Subject Overview

The English Faculty is situated in the main school building in three dedicated English classrooms. Here we employ both traditional and innovative methods to match the needs of all our students.

The National Curriculum identifies the three main areas of language learning as Speaking and Listening, Reading and Writing. Our task as teachers of English is to allow the development of these areas of learning by providing varied, stimulating and demanding situations and experiences for our students so that each individual is encouraged to reach and maintain the highest level of attainment, commensurate with his or her ability.

The study of literature extends our students’ awareness of the world and develops their skills of critical analysis, empathy and discrimination.

It is a genuine love of language and literature that motivates us in our drive for progress. We draw from students’ own interests and experiences to give further support to lesson material in order to develop – and enjoy – English for life.

English Subject Staff

Mr Carroll Head of Faculty and Teacher of English 
Miss Snowden Lead Practitioner for English
Miss Scott Teacher of English and House Progress Leader

Key Stage 3 English

At Key Stage 3, we teach in 8 week schemes that balance a range of reading and writing skills. We assess these particular skills twice each scheme - both formatively and summatively, so that, over the academic year, we ensure a wide range of techniques and approaches have been covered. Typically, a student will have two lessons of writing and one reading lesson a week. Literacy is embedded within all schemes, focusing upon developing communication and the use of standard English.

Key Stage 4 English Language and English Literature

At Key Stage 4 we follow the AQA syllabus for English Language and EDUQAS syllabus for English Literature. The course commences in Year 9 and is carefully structured in order to ensure thorough coverage of the new syllabus (grades 1-9).

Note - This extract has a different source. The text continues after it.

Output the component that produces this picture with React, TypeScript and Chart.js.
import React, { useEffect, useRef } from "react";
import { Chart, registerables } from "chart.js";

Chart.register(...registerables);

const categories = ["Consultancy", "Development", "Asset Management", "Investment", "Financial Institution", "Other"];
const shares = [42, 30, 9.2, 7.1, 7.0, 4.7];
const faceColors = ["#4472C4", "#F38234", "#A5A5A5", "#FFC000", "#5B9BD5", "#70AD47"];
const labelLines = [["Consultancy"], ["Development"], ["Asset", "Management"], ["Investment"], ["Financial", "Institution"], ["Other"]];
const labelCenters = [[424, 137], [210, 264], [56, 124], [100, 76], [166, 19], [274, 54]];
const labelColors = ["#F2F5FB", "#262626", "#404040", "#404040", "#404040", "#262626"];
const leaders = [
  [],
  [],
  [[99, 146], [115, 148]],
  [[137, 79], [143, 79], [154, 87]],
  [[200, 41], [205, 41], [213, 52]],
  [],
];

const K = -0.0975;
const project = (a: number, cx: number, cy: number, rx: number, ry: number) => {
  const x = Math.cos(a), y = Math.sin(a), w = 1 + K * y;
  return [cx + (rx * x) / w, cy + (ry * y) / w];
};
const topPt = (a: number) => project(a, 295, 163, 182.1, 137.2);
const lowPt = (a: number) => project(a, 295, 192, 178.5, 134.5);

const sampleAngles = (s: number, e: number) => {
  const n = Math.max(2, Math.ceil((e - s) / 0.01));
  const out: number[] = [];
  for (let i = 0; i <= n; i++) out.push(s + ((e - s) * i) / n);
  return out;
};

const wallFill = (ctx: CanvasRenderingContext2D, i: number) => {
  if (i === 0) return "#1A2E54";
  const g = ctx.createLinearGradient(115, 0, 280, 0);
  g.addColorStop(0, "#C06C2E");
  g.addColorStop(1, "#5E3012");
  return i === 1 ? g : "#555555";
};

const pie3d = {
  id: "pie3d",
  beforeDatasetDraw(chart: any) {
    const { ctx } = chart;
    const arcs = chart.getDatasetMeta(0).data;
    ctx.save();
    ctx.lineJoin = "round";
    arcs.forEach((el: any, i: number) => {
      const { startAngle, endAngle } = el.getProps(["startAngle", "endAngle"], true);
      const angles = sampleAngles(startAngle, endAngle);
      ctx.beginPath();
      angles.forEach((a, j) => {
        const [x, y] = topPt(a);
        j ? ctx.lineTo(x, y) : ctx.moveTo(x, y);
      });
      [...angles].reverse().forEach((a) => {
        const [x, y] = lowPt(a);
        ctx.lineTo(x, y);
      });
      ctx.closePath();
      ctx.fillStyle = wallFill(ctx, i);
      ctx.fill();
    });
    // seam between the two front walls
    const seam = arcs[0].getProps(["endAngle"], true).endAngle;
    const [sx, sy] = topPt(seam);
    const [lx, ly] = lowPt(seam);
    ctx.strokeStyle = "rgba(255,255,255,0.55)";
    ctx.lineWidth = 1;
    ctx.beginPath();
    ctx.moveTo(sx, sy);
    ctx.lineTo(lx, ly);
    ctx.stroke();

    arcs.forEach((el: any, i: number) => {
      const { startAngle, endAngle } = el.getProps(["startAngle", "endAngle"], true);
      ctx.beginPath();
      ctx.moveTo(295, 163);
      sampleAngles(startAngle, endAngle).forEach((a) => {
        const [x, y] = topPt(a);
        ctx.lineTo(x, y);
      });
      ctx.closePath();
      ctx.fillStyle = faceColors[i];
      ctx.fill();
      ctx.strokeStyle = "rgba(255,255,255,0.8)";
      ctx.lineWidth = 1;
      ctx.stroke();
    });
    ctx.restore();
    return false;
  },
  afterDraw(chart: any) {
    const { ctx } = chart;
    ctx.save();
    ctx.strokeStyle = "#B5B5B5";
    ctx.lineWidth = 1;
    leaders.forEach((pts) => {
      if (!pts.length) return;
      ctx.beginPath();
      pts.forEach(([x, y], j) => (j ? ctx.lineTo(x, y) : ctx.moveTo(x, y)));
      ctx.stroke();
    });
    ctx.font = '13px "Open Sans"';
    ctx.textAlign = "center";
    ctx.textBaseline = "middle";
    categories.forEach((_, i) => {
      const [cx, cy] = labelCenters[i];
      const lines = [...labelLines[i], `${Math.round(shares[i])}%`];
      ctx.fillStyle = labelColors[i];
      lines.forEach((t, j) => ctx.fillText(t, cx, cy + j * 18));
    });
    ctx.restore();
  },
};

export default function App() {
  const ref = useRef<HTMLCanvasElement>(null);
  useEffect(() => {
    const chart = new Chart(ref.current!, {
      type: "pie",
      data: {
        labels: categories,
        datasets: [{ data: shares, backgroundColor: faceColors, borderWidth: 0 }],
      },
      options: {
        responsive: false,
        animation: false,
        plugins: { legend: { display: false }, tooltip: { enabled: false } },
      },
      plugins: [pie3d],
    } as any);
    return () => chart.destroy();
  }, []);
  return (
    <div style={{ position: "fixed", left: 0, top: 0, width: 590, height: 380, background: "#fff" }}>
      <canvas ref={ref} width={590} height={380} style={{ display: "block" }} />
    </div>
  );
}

Each aspect of the course is covered with a formative and summative assessment, alongside full paper assessments in the December and March of Year 11 in the practice examinations.

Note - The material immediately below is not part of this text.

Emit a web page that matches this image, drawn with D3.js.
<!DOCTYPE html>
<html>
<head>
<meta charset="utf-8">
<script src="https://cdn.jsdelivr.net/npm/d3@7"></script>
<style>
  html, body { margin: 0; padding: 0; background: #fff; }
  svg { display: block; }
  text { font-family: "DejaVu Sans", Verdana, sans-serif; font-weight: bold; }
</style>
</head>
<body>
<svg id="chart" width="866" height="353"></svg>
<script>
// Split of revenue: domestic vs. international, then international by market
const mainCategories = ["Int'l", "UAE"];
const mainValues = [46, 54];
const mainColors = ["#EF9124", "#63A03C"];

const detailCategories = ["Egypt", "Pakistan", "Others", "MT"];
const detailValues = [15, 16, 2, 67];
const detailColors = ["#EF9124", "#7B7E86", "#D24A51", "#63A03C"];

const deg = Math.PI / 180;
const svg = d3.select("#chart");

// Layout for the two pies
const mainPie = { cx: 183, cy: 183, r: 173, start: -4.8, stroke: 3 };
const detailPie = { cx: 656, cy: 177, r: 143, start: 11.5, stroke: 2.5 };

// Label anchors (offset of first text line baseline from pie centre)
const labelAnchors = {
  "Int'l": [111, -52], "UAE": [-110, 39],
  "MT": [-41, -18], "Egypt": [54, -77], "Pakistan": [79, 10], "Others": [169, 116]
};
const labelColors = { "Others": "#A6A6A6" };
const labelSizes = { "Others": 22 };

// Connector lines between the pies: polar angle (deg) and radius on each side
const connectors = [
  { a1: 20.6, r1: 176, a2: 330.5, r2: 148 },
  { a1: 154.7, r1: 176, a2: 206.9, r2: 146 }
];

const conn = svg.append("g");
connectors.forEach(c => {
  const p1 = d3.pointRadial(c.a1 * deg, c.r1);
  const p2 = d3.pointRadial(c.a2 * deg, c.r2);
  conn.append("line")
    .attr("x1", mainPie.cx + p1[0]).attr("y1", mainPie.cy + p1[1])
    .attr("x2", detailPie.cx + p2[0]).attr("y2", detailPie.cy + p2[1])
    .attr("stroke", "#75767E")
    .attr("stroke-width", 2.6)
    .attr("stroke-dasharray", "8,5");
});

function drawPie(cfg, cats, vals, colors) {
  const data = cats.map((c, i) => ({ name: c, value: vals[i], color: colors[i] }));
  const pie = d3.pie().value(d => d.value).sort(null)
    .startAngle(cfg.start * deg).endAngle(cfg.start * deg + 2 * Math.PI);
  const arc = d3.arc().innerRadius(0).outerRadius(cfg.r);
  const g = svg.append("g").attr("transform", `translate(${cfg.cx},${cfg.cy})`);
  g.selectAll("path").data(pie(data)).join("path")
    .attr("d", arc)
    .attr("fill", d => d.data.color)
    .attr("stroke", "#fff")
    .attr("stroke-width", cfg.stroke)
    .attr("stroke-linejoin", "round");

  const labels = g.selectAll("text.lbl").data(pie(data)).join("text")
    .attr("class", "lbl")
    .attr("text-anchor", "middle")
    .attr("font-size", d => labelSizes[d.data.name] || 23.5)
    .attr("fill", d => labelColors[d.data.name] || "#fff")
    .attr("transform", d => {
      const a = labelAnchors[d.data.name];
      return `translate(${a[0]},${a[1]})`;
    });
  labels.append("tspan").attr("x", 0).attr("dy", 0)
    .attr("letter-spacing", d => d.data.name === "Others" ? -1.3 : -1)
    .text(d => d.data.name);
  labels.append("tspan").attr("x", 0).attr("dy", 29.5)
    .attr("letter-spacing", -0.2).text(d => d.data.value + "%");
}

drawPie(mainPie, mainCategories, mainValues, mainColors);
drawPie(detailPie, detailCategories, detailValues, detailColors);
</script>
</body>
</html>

“I know nothing in the world that has as much power as a word. Sometimes I write one, and I look at it until it begins to shine.”

Emily Dickinson (poet)

Teaching and Learning

In line with Endeavour Learning Trust, the faculty has the following aims:

  • To provide outstanding education at the heart of the community
  • To encourage every individual to become the best that they can be 
  • To provide consistently high quality teaching which places the learning of the individual at the heart of school life. 
  • A focus on ‘teaching to the top’, and providing ‘scaffolding’ where appropriate. Teaching should be planned for ‘stretch and challenge’ and delivered with high expectations for excellent ‘behaviour for learning’ and for developing oracy.
  • To have a total commitment to providing a caring environment, where everyone feels safe and valued 

Faculty Marking and Feedback Guidelines

Individual subjects have autonomy in using the style of feedback that is the most appropriate for students within their classes. These should be used in conjunction with the whole school guidelines – to move students on in their learning and to encourage rigour, stretch and challenge. At KS3 students have one exercise book where assessments and other key pieces of work are marked in line with these guidelines. At KS4 students have a book or folder for classwork/notes and one book for assessment/exam style questions. Where possible, students in both KS3 and KS4 will have a mid-unit and end of unit assessment with more detailed marking. A range of marking and feedback styles are used within the faculty including:

  • Verbal Feedback/live marking/differentiated questioning
  • Written Feedback (where necessary and appropriate)
  • Peer and Self-Assessment 
  • Whole Class Feedback in the form of crib sheets, checklists, modelling or coded marking, highlighting good practice and allowing students to redraft, complete another task or apply to future tasks.
  • Individual Feedback in the form of written comments, highlighting work, live marking within the classroom and verbal comments can be done on a 1-2-1 basis during the course of a lesson.
  • Online feedback via Moodle / Showbie / Google classroom (these should adhere to the principles of written feedback as above).
  • Marking for Literacy (SPAG)
  • High expectations for presentation and pride in work is also key within the faculty. It is worth noting, however, that comments about this should not replace feedback about the subject, the work completed and the students’ next steps in learning.